I turned to look south and remind myself where I was. During the ice ages the Alps were covered by much thicker and longer-lasting glaciers than California’s Sierra Nevada, and as a result the Alps’ valleys are much steeper and deeper. The high lake-filled basins that characterize the Sierras are extremely rare in the Alps, because they were ground away, leaving only the famous horns, knife-edge ridges, steep green walls, and immense gulfs of air. Looking over the five thousand-foot drop of the Vorderrhein toward Italy, I thought I could see the curvature of the Earth. Well okay maybe it wasn’t Nevada.
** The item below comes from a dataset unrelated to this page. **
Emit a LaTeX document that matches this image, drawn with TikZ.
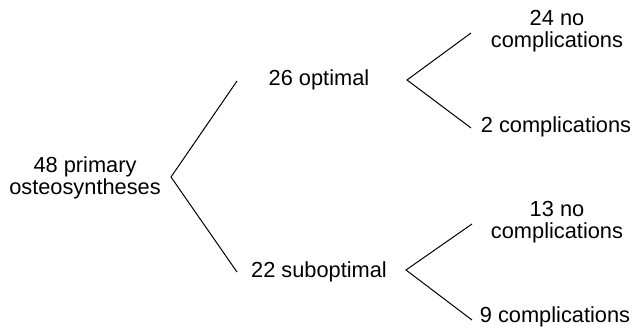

Turning back to my hike, I ascended a rocky hill and felt as if I were finally getting down to business. It was about one in the afternoon. The trail now began switchbacking, up toward a notch in the ridge above. Granite broke out of the grass, in forms big and small: sand, scree, talus, boulders, bedrock. Soon there was more rock than grass, and the little meadows that remained were filled with the full array of Swiss wildflowers, including moss campion, which is like a pincushion of dark moss stuck by a circle of tiny pink flowers. Moss campion and blue cornflowers were my favorites, and there were lots of both scattered over the dark orange granite, fine-grained and handsome. Yes, I was finally getting up into the god zone.


Soon I was through the notch on the ridge, and crossing a small tilted granite bowl above it, where the rock was half covered with snow. Trail signs pointed to the upper rim of this bowl, called the Cavorgia da Breil. The low point of the rim was Kistenpass itself. The pass!